## START

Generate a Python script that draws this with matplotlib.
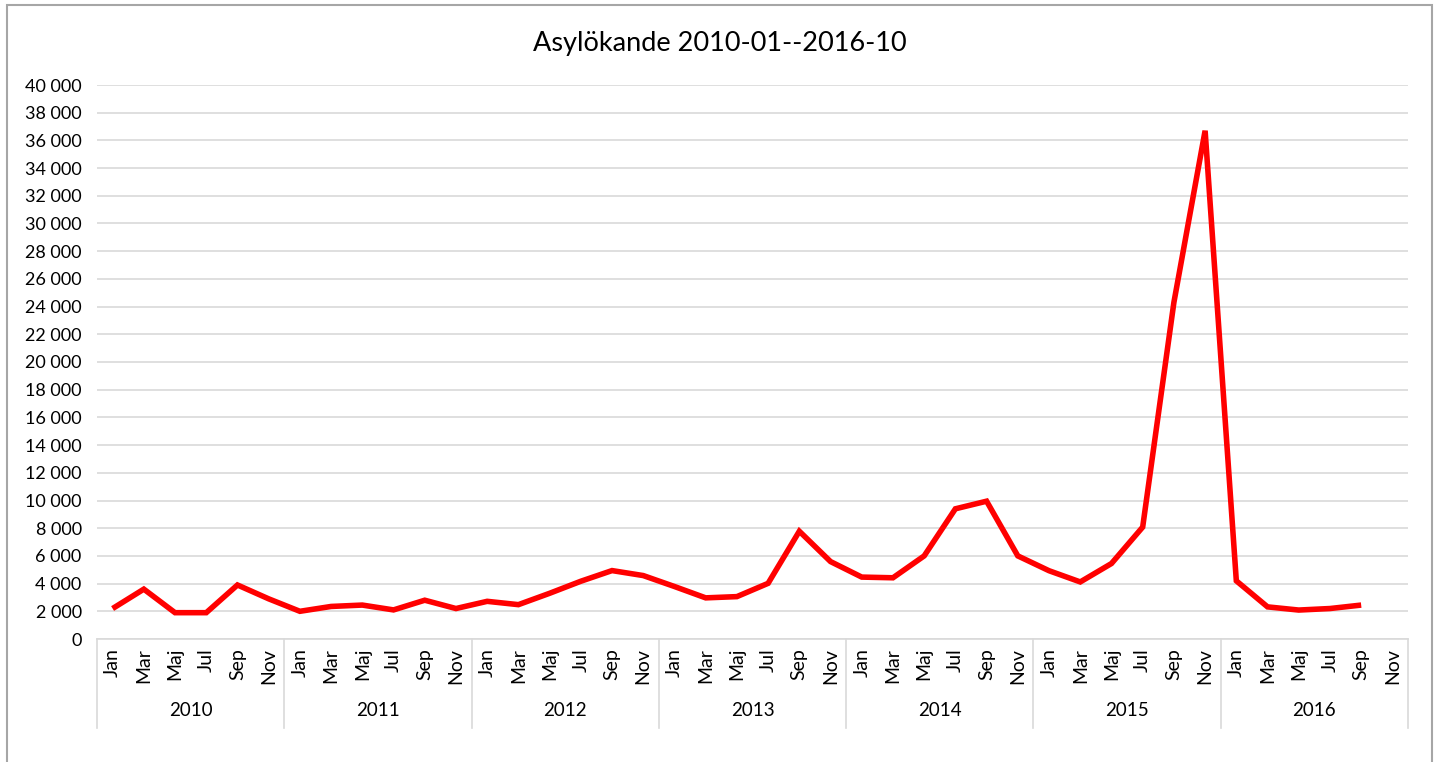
import matplotlib.pyplot as plt
from matplotlib.patches import Rectangle
from matplotlib.ticker import FuncFormatter
import matplotlib.transforms as mtransforms

plt.rcParams['font.family'] = ['Lato', 'DejaVu Sans']

# Data (every second month, as in the source chart)
years = ['2010', '2011', '2012', '2013', '2014', '2015', '2016']
months = ['Jan', 'Mar', 'Maj', 'Jul', 'Sep', 'Nov']
values = [
    2200, 3600, 1900, 1900, 3900, 2900,      # 2010
    2000, 2350, 2450, 2100, 2800, 2200,      # 2011
    2720, 2480, 3300, 4170, 4940, 4580,      # 2012
    3790, 2970, 3060, 4020, 7780, 5590,      # 2013
    4470, 4420, 6000, 9400, 9950, 6000,      # 2014
    4930, 4120, 5450, 8080, 24300, 36700,    # 2015
    4200, 2320, 2090, 2200, 2450,            # 2016
]
title = 'Asylökande 2010-01--2016-10'

W, H = 1439, 762
fig = plt.figure(figsize=(W / 100, H / 100), dpi=100)

# plot area in pixels
x0, x1, y_top, y_bot = 97, 1408, 85, 639
ax = fig.add_axes([x0 / W, (H - y_bot) / H, (x1 - x0) / W, (y_bot - y_top) / H])

n_cat = len(years) * len(months)
ax.plot(range(len(values)), values, color='#ff0000', lw=4, solid_joinstyle='miter',
        solid_capstyle='butt', zorder=3)

ax.set_xlim(-0.5, n_cat - 0.5)
ax.set_ylim(0, 40000)
ax.set_yticks(range(0, 40001, 2000))
ax.yaxis.set_major_formatter(FuncFormatter(lambda v, p: f'{int(v):,}'.replace(',', ' ')))
ax.grid(axis='y', color='#d9d9d9', lw=1.2, zorder=0)
ax.tick_params(axis='y', length=0, pad=11, labelsize=13, colors='#000000')
ax.set_xticks([])
for s in ['top', 'right', 'left']:
    ax.spines[s].set_visible(False)
ax.spines['bottom'].set_color('#d9d9d9')
ax.spines['bottom'].set_linewidth(1.2)

# multi-level category axis
trans = mtransforms.blended_transform_factory(ax.transData, ax.transAxes)
ah = y_bot - y_top
for i in range(n_cat):
    ax.text(i, -9 / ah, months[i % len(months)], rotation=90, ha='center', va='top',
            fontsize=14, transform=trans)
for j, yr in enumerate(years):
    xc = j * len(months) + (len(months) - 1) / 2
    ax.text(xc, -(711 - y_bot) / ah, yr, ha='center', va='center', fontsize=13.5,
            transform=trans)
for j in range(len(years) + 1):
    xb = j * len(months) - 0.5
    ax.plot([xb, xb], [0, -(728 - y_bot) / ah], color='#d9d9d9', lw=1.2,
            transform=trans, clip_on=False)

fig.text(0.5, 1 - 43 / H, title, ha='center', va='center', fontsize=19.5)

# outer chart border
fig.patches.append(Rectangle((7 / W, -0.01), (1432 - 7) / W, (H - 5) / H + 0.01,
                             transform=fig.transFigure, fill=False,
                             edgecolor='#a6a6a6', lw=1.5))

fig.savefig('out.png', dpi=100)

## END

▶ OBJECTIVE
Lines that include the word "matplotlib" are to be extracted from the data above.

▶ EXERCISE RESPONSE
Generate a Python script that draws this with matplotlib.
import matplotlib.pyplot as plt
from matplotlib.patches import Rectangle
from matplotlib.ticker import FuncFormatter
import matplotlib.transforms as mtransforms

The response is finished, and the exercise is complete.